Information supplied —
################

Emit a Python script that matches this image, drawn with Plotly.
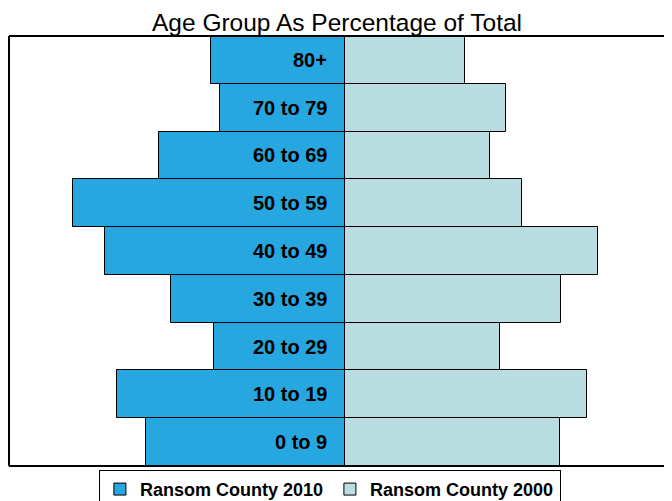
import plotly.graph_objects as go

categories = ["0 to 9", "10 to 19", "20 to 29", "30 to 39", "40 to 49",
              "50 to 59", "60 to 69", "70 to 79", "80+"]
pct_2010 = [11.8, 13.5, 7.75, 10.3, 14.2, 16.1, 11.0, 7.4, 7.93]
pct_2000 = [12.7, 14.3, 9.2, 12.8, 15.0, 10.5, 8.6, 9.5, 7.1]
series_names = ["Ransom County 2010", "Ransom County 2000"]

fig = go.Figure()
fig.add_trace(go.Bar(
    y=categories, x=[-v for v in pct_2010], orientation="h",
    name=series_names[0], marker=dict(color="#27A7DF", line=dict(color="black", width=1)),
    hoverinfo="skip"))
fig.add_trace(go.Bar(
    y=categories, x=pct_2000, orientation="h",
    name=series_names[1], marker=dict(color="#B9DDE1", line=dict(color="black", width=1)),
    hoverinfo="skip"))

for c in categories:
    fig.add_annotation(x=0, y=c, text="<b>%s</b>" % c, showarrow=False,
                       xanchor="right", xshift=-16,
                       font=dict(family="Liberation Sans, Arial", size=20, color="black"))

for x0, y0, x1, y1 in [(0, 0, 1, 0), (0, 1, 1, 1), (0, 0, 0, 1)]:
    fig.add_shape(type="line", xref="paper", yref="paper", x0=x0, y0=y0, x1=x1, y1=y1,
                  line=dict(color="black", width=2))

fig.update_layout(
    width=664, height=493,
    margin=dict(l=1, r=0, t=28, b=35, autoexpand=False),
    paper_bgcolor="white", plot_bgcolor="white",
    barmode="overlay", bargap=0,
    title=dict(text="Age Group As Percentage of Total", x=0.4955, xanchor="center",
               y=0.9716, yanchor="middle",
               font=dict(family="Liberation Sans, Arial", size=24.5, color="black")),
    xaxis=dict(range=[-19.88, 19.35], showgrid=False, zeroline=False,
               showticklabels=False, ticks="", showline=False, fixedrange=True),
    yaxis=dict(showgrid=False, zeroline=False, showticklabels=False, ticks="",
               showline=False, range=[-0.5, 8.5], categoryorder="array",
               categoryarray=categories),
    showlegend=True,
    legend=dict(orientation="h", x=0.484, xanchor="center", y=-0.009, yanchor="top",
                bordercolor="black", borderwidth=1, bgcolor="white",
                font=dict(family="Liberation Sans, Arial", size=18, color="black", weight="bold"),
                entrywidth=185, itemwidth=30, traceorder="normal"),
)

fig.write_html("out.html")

################

Aim of the task —
Reproduce the whole listing exactly, but not the images in it.

Response to this exercise —
Emit a Python script that matches this image, drawn with Plotly.
import plotly.graph_objects as go

categories = ["0 to 9", "10 to 19", "20 to 29", "30 to 39", "40 to 49",
              "50 to 59", "60 to 69", "70 to 79", "80+"]
pct_2010 = [11.8, 13.5, 7.75, 10.3, 14.2, 16.1, 11.0, 7.4, 7.93]
pct_2000 = [12.7, 14.3, 9.2, 12.8, 15.0, 10.5, 8.6, 9.5, 7.1]
series_names = ["Ransom County 2010", "Ransom County 2000"]

fig = go.Figure()
fig.add_trace(go.Bar(
    y=categories, x=[-v for v in pct_2010], orientation="h",
    name=series_names[0], marker=dict(color="#27A7DF", line=dict(color="black", width=1)),
    hoverinfo="skip"))
fig.add_trace(go.Bar(
    y=categories, x=pct_2000, orientation="h",
    name=series_names[1], marker=dict(color="#B9DDE1", line=dict(color="black", width=1)),
    hoverinfo="skip"))

for c in categories:
    fig.add_annotation(x=0, y=c, text="<b>%s</b>" % c, showarrow=False,
                       xanchor="right", xshift=-16,
                       font=dict(family="Liberation Sans, Arial", size=20, color="black"))

for x0, y0, x1, y1 in [(0, 0, 1, 0), (0, 1, 1, 1), (0, 0, 0, 1)]:
    fig.add_shape(type="line", xref="paper", yref="paper", x0=x0, y0=y0, x1=x1, y1=y1,
                  line=dict(color="black", width=2))

fig.update_layout(
    width=664, height=493,
    margin=dict(l=1, r=0, t=28, b=35, autoexpand=False),
    paper_bgcolor="white", plot_bgcolor="white",
    barmode="overlay", bargap=0,
    title=dict(text="Age Group As Percentage of Total", x=0.4955, xanchor="center",
               y=0.9716, yanchor="middle",
               font=dict(family="Liberation Sans, Arial", size=24.5, color="black")),
    xaxis=dict(range=[-19.88, 19.35], showgrid=False, zeroline=False,
               showticklabels=False, ticks="", showline=False, fixedrange=True),
    yaxis=dict(showgrid=False, zeroline=False, showticklabels=False, ticks="",
               showline=False, range=[-0.5, 8.5], categoryorder="array",
               categoryarray=categories),
    showlegend=True,
    legend=dict(orientation="h", x=0.484, xanchor="center", y=-0.009, yanchor="top",
                bordercolor="black", borderwidth=1, bgcolor="white",
                font=dict(family="Liberation Sans, Arial", size=18, color="black", weight="bold"),
                entrywidth=185, itemwidth=30, traceorder="normal"),
)

fig.write_html("out.html")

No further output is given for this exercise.